Zohra has been prescribed a painkiller, an antacid and a calcium supplement. Muzaffar, her brother-in-law, said, “There is no justice in any of this. They have arrested our people, but nothing is being done to the people who did this to her. It’s because we are Muslim.”
Immediately, another woman, Parul, retorted that her husband, Lakshmiram, too has been picked up by police. They are among the few in the settlement, who aren’t from Cooch Behar, but from Farakka in Malda. “I am Hindu, so is my husband. He was picked up, too. They don’t care about our religion; for them we are poor and that is all that matters. Don’t start talking about religion, we have been living together for a decade and our blood is the same,” she said.

After dinner, the men crush tobacco in their palms, lovingly brought from their hometowns. On most days, this would be the time when everyone sits in a huddle and discusses their day. Not today.
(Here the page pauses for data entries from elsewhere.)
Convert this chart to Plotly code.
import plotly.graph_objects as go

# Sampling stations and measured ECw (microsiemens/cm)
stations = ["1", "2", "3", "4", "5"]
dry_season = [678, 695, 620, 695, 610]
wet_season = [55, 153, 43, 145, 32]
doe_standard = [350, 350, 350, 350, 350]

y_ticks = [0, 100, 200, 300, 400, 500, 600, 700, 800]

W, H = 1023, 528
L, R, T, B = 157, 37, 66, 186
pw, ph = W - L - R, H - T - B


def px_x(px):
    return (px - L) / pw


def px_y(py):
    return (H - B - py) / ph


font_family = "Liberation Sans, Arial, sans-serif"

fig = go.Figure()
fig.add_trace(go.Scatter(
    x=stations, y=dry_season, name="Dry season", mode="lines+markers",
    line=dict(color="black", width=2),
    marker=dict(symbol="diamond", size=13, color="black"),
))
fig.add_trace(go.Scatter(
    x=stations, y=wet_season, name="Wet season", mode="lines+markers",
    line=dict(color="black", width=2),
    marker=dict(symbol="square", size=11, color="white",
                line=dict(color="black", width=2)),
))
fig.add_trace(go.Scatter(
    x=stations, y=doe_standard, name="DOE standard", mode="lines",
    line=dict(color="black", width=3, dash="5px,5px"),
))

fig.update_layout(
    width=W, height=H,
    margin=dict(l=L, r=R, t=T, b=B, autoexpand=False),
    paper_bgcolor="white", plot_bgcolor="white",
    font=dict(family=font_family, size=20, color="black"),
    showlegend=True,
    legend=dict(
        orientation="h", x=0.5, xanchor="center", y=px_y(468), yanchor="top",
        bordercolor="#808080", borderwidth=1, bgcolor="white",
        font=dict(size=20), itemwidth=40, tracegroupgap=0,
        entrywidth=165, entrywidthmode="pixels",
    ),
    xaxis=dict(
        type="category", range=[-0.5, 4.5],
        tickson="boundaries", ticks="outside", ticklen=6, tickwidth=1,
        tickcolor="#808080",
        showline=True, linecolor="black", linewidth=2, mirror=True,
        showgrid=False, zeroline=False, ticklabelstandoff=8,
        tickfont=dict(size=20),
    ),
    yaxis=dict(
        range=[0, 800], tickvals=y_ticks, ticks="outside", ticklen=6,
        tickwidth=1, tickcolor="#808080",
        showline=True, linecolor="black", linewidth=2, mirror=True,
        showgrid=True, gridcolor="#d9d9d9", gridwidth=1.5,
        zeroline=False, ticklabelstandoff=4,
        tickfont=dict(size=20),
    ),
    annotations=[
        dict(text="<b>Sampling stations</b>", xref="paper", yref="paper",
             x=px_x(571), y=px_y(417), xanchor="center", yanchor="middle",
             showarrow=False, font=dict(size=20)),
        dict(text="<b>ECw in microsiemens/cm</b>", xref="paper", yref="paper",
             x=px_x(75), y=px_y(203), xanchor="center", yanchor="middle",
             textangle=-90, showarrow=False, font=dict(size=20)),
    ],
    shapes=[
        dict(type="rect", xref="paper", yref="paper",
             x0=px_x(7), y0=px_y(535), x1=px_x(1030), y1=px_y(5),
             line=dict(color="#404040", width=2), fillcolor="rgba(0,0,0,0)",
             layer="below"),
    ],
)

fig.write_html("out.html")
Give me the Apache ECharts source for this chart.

The only thing on everyone’s mind is to bring back the 13 who have been detained. “What if they take them away to some jail and we don’t know where they are? What do we do then?” asked one.

For now, there are no answers. As the night grows darker, the settlement is illuminated only by the eerie glow of massive towers behind it. “Each lit window up there,” said 15-year-old Ashraf, “is a reminder to us of our place in the world.”